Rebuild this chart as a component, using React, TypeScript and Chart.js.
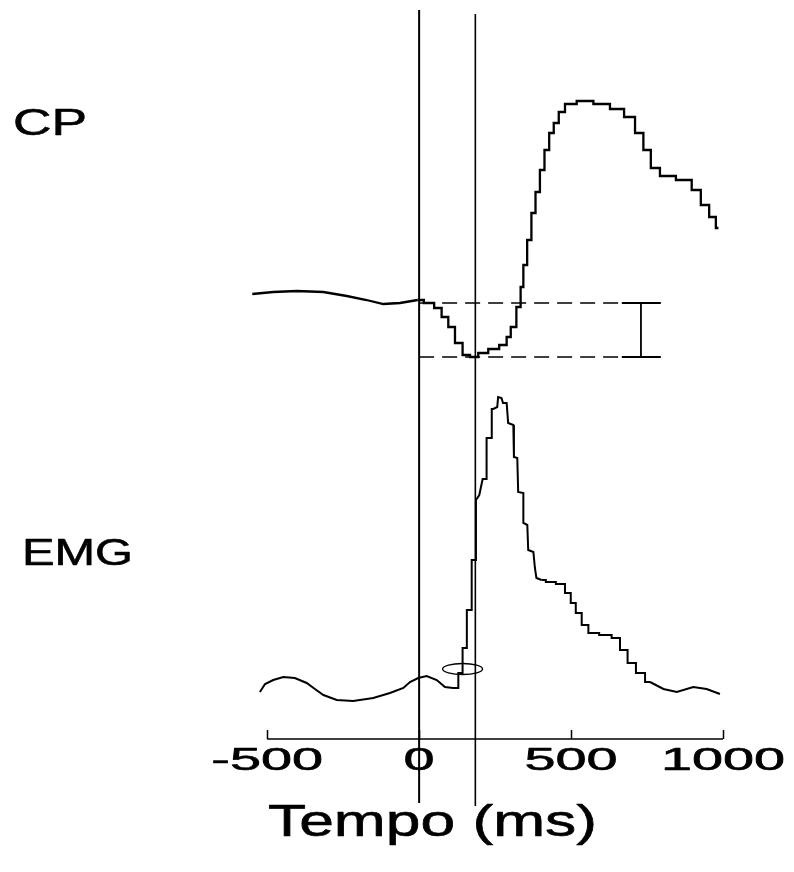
import React, { useEffect, useRef } from "react";
import { Chart, registerables } from "chart.js";

Chart.register(...registerables);

// Time axis (ms)
const xTicks = [-500, 0, 500, 1000];
const xTickLabels = ["-500", "0", "500", "1000"];

// CP trace (time in ms, amplitude in arbitrary units)
const cpTime = [-549, -480, -403, -315, -238, -173, -118, -63, -5, 36, 63, 85, 107, 129, 157, 178, 211, 244, 283, 293, 310, 330, 338, 348, 363, 376, 390, 405, 420, 436, 450, 469, 491, 546, 601, 655, 694, 727, 749, 776, 809, 881, 913, 941, 968, 985];
const cpValue = [516, 518, 519, 518, 514, 510, 506, 507, 510, 507, 502, 493, 483, 467, 455, 453, 457, 461, 465, 473, 483, 503, 523, 545, 570, 597, 618, 640, 660, 677, 687, 698, 706, 709, 706, 701, 693, 677, 660, 642, 634, 630, 620, 605, 593, 582];
// index where the recorded CP trace becomes step-like (after stimulus onset)
const cpStepFrom = 8;

// EMG trace
const emgTime = [-524, -507, -480, -447, -409, -370, -343, -315, -271, -217, -151, -96, -52, -30, -3, 25, 58, 85, 112, 129, 129, 143, 143, 157, 157, 173, 173, 187, 187, 198, 209, 222, 222, 239, 239, 244, 257, 260, 271, 276, 288, 293, 310, 312, 323, 326, 343, 343, 356, 359, 376, 381, 386, 403, 431, 469, 491, 507, 524, 546, 568, 617, 650, 672, 700, 727, 760, 804, 848, 902, 946, 990];
const emgValue = [118, 126, 130, 133, 132, 127, 121, 115, 110, 109, 112, 117, 122, 128, 132, 134, 130, 123, 122, 122, 137, 137, 162, 162, 200, 200, 250, 250, 310, 315, 331, 331, 372, 372, 401, 401, 403, 413, 412, 407, 407, 387, 385, 353, 352, 318, 317, 287, 285, 260, 258, 242, 232, 230, 228, 226, 217, 207, 197, 185, 177, 175, 172, 160, 147, 137, 128, 121, 118, 123, 121, 116];
// step-like stretch of the EMG decay
const emgStepFrom = 53;
const emgStepTo = 66;

// Vertical markers: stimulus onset and EMG onset
const markerTimes = [0, 185];
const markerTop = [800, 796];
const markerBottom = [7, 4];

// CP baseline / minimum reference levels and amplitude bar
const cpBaseLevel = 507;
const cpMinLevel = 453;
const refLineStart = 0;
const refLineEnd = 795;
const capStart = 667;
const barTime = 730;

// EMG onset ellipse centre
const onsetTime = 143;
const onsetValue = 141;

// Time axis level
const axisLevel = 71;

const toXY = (xs: number[], ys: number[]) => xs.map((x, i) => ({ x, y: ys[i] }));

const FONT = '"Liberation Sans", Arial, sans-serif';

function drawStretched(ctx: CanvasRenderingContext2D, text: string, left: number, baseline: number, size: number, width: number) {
  ctx.save();
  ctx.font = `${size}px ${FONT}`;
  const w = ctx.measureText(text).width;
  const sx = width / w;
  ctx.translate(left, baseline);
  ctx.scale(sx, 1);
  ctx.textAlign = "left";
  ctx.textBaseline = "alphabetic";
  ctx.fillStyle = "#000";
  ctx.strokeStyle = "#000";
  ctx.lineWidth = 0.6;
  ctx.lineJoin = "round";
  ctx.fillText(text, 0, 0);
  ctx.strokeText(text, 0, 0);
  ctx.restore();
}

const overlayPlugin = {
  id: "overlay",
  afterDatasetsDraw(chart: any) {
    const { ctx, scales } = chart;
    const xs = scales.x;
    const ys = scales.y;
    ctx.save();
    ctx.strokeStyle = "#000";
    // axis line
    const ay = ys.getPixelForValue(axisLevel);
    ctx.lineWidth = 1.5;
    ctx.beginPath();
    ctx.moveTo(xs.getPixelForValue(xTicks[0]), ay);
    ctx.lineTo(xs.getPixelForValue(xTicks[xTicks.length - 1]), ay);
    ctx.stroke();
    // upward ticks
    xTicks.forEach((t) => {
      const px = Math.round(xs.getPixelForValue(t)) + 0.5;
      ctx.beginPath();
      ctx.moveTo(px, ay);
      ctx.lineTo(px, ay - 9);
      ctx.stroke();
    });
    // tick labels (horizontally stretched)
    ctx.font = `31px ${FONT}`;
    xTickLabels.forEach((lab, i) => {
      const px = xs.getPixelForValue(xTicks[i]);
      const w = ctx.measureText(lab).width * 1.8;
      drawStretched(ctx, lab, px - w / 2, 770, 31, w);
    });
    // onset ellipse
    ctx.lineWidth = 1.3;
    ctx.beginPath();
    ctx.ellipse(xs.getPixelForValue(onsetTime), ys.getPixelForValue(onsetValue), 20, 5.5, 0, 0, Math.PI * 2);
    ctx.stroke();
    // labels
    drawStretched(ctx, "CP", 13, 135, 36, 74);
    drawStretched(ctx, "EMG", 22, 565, 36, 111);
    drawStretched(ctx, "Tempo (ms)", 268, 836, 44, 329);
    ctx.restore();
  },
};

export default function App() {
  const ref = useRef<HTMLCanvasElement | null>(null);
  useEffect(() => {
    if (!ref.current) return;
    const line = (data: any[], extra: any = {}) => ({
      data,
      borderColor: "#000",
      borderWidth: 2,
      pointRadius: 0,
      tension: 0,
      fill: false,
      ...extra,
    });
    const cpPoints = toXY(cpTime, cpValue);
    const emgPoints = toXY(emgTime, emgValue);
    const datasets: any[] = [
      line(toXY([markerTimes[0], markerTimes[0]], [markerTop[0], markerBottom[0]]), { borderWidth: 2 }),
      line(toXY([markerTimes[1], markerTimes[1]], [markerTop[1], markerBottom[1]]), { borderWidth: 1.6 }),
      line(toXY([refLineStart, refLineEnd], [cpBaseLevel, cpBaseLevel]), { borderWidth: 1.5, borderDash: [15, 8] }),
      line(toXY([refLineStart, refLineEnd], [cpMinLevel, cpMinLevel]), { borderWidth: 1.5, borderDash: [15, 8] }),
      line(toXY([capStart, refLineEnd], [cpBaseLevel, cpBaseLevel]), { borderWidth: 2 }),
      line(toXY([capStart, refLineEnd], [cpMinLevel, cpMinLevel]), { borderWidth: 2 }),
      line(toXY([barTime, barTime], [cpBaseLevel, cpMinLevel]), { borderWidth: 1.8 }),
      line(cpPoints.slice(0, cpStepFrom + 1), { borderWidth: 2.3 }),
      line(cpPoints.slice(cpStepFrom), { borderWidth: 2.3, stepped: "middle" }),
      line(emgPoints.slice(0, emgStepFrom + 1), { borderWidth: 2 }),
      line(emgPoints.slice(emgStepFrom, emgStepTo + 1), { borderWidth: 2, stepped: "middle" }),
      line(emgPoints.slice(emgStepTo), { borderWidth: 2 }),
    ];
    const chart = new Chart(ref.current, {
      type: "line",
      data: { datasets },
      options: {
        animation: false,
        responsive: false,
        maintainAspectRatio: false,
        layout: { padding: { left: 252, right: 71, top: 10, bottom: 62 } },
        plugins: { legend: { display: false }, tooltip: { enabled: false } },
        scales: {
          x: { type: "linear", min: -550, max: 1000, display: false },
          y: { type: "linear", min: 0, max: 800, display: false },
        },
      },
      plugins: [overlayPlugin],
    });
    return () => chart.destroy();
  }, []);
  return (
    <div style={{ position: "fixed", left: 0, top: 0, width: 794, height: 872, background: "#fff" }}>
      <canvas ref={ref} width={794} height={872} style={{ width: 794, height: 872, display: "block" }} />
    </div>
  );
}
··········
Begin at the first line of the material and copy each line exactly through the one containing "Chart.register(...registerables);". Omit pictures.

Answer:
Rebuild this chart as a component, using React, TypeScript and Chart.js.
import React, { useEffect, useRef } from "react";
import { Chart, registerables } from "chart.js";

Chart.register(...registerables);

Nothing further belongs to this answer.